Peoria Heights CPA Pleads Guilty to Defrauding Client; Tax Evasion
Peoria, Ill. – A Peoria-area certified public accountant, James Boyd, waived indictment today and pled guilty to one count each of wire fraud and tax evasion as charged in an information filed by the U.S. Attorney’s Office for the Central District of Illinois. Boyd, 57, of Peoria Heights, admitted to defrauding former clients and their associated corporations of approximately $850,000 and failure to pay approximately $175,288 in federal taxes. Boyd appeared today before U.S. District Judge Michael M. Mihm. Sentencing is scheduled on September 20, 2011.
During today’s court hearing and in court documents, Boyd admitted that beginning in about 2000, he wrote unauthorized checks to himself from the corporate accounts of one of his clients. The funds were then used for personal expenses.
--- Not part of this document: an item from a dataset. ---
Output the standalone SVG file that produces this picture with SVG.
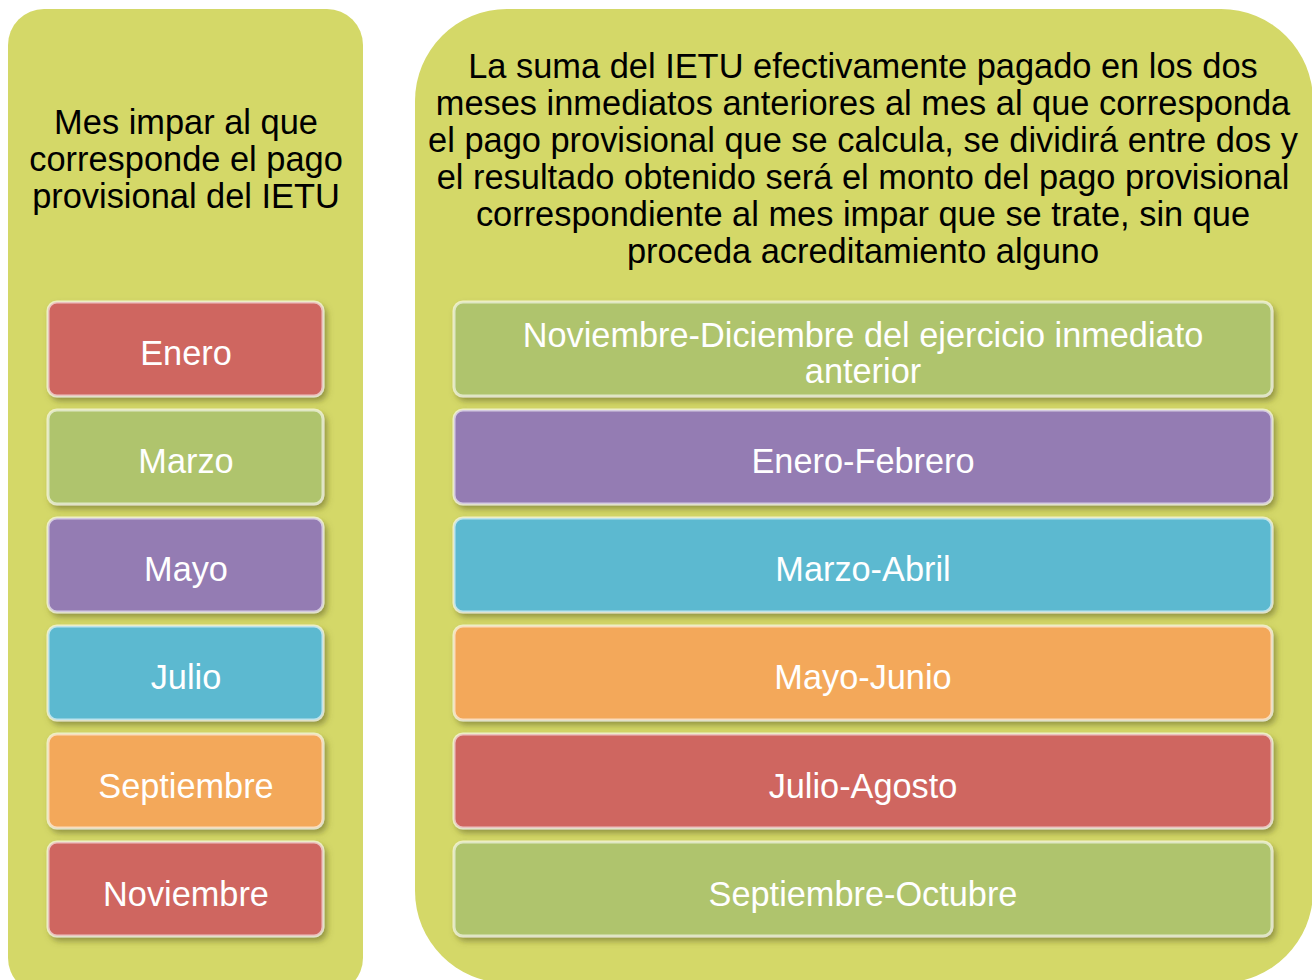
<svg xmlns="http://www.w3.org/2000/svg" width="1312" height="980" viewBox="0 0 1312 980">
<defs>
<filter id="sh" x="-10%" y="-20%" width="125%" height="150%">
<feDropShadow dx="3" dy="4" stdDeviation="3" flood-color="#55551a" flood-opacity="0.55"/>
</filter>
<style>
.panel{fill:#D4D868;}
.box{stroke:#FFFFFF;stroke-opacity:0.6;stroke-width:3;filter:url(#sh);}
.hdr{font-family:"Liberation Sans",Arial,sans-serif;font-size:34.4px;fill:#000;text-anchor:middle;}
.lbl{font-family:"Liberation Sans",Arial,sans-serif;font-size:34.3px;fill:#FFFFFF;text-anchor:middle;}
.red{fill:#CF6661;}
.green{fill:#AFC46D;}
.purple{fill:#947BB3;}
.blue{fill:#5BB9D0;}
.orange{fill:#F3A85A;}
</style>
</defs>
<rect x="0" y="0" width="1312" height="980" fill="#FFFFFF"/>

<g id="panel-left">
<rect class="panel" x="8" y="9" width="355" height="985" rx="36" ry="36"/>
<text class="hdr"><tspan x="186" y="134">Mes impar al que</tspan><tspan x="186" y="171">corresponde el pago</tspan><tspan x="186" y="208">provisional del IETU</tspan></text>
</g>

<g id="panel-right">
<rect class="panel" x="415" y="9" width="898" height="974" rx="92" ry="92"/>
<text class="hdr"><tspan x="863" y="78">La suma del IETU efectivamente pagado en los dos</tspan><tspan x="863" y="115">meses inmediatos anteriores al mes al que corresponda</tspan><tspan x="863" y="152">el pago provisional que se calcula, se dividirá entre dos y</tspan><tspan x="863" y="189">el resultado obtenido será el monto del pago provisional</tspan><tspan x="863" y="226">correspondiente al mes impar que se trate, sin que</tspan><tspan x="863" y="263">proceda acreditamiento alguno</tspan></text>
</g>

<g id="enero">
<rect class="box red" x="48" y="302" width="275" height="94" rx="9"/>
<text class="lbl" x="186" y="365">Enero</text>
</g>
<g id="marzo">
<rect class="box green" x="48" y="410" width="275" height="94" rx="9"/>
<text class="lbl" x="186" y="473">Marzo</text>
</g>
<g id="mayo">
<rect class="box purple" x="48" y="518" width="275" height="94" rx="9"/>
<text class="lbl" x="186" y="581">Mayo</text>
</g>
<g id="julio">
<rect class="box blue" x="48" y="626" width="275" height="94" rx="9"/>
<text class="lbl" x="186" y="689">Julio</text>
</g>
<g id="septiembre">
<rect class="box orange" x="48" y="734" width="275" height="94" rx="9"/>
<text class="lbl" x="186" y="798">Septiembre</text>
</g>
<g id="noviembre">
<rect class="box red" x="48" y="842" width="275" height="94" rx="9"/>
<text class="lbl" x="186" y="906">Noviembre</text>
</g>

<g id="nov-dic">
<rect class="box green" x="454" y="302" width="818" height="94" rx="9"/>
<text class="lbl"><tspan x="863" y="347">Noviembre-Diciembre del ejercicio inmediato</tspan><tspan x="863" y="383">anterior</tspan></text>
</g>
<g id="ene-feb">
<rect class="box purple" x="454" y="410" width="818" height="94" rx="9"/>
<text class="lbl" x="863" y="473">Enero-Febrero</text>
</g>
<g id="mar-abr">
<rect class="box blue" x="454" y="518" width="818" height="94" rx="9"/>
<text class="lbl" x="863" y="581">Marzo-Abril</text>
</g>
<g id="may-jun">
<rect class="box orange" x="454" y="626" width="818" height="94" rx="9"/>
<text class="lbl" x="863" y="689">Mayo-Junio</text>
</g>
<g id="jul-ago">
<rect class="box red" x="454" y="734" width="818" height="94" rx="9"/>
<text class="lbl" x="863" y="798">Julio-Agosto</text>
</g>
<g id="sep-oct">
<rect class="box green" x="454" y="842" width="818" height="94" rx="9"/>
<text class="lbl" x="863" y="906">Septiembre-Octubre</text>
</g>

<g id="connectors"></g>
</svg>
Additionally, Boyd admitted that he paid personal credit card bills out of the corporations’ accounts and set up his personal American Express credit card to have the payments automatically debited from the corporation’s account. To conceal the embezzlement, Boyd admitted that he classified a number of the checks written to himself as “owner distribution” in the books and records he maintained for the corporations.
Boyd further admitted that he failed to file personal federal tax returns for the years 2004, 2005, 2006 and 2008, and that he filed a false tax return for 2007 that omitted the embezzled income because he was seeking college financial aid for a family member.
For the offense of wire fraud, the maximum statutory penalty is up to 20 years in prison; for tax evasion the penalty is up to five years in prison.
The case was investigated by the Criminal Investigation Division of the Internal Revenue Service. The case is being prosecuted by Supervisory Assistant U.S. Attorney Darilynn J. Knauss.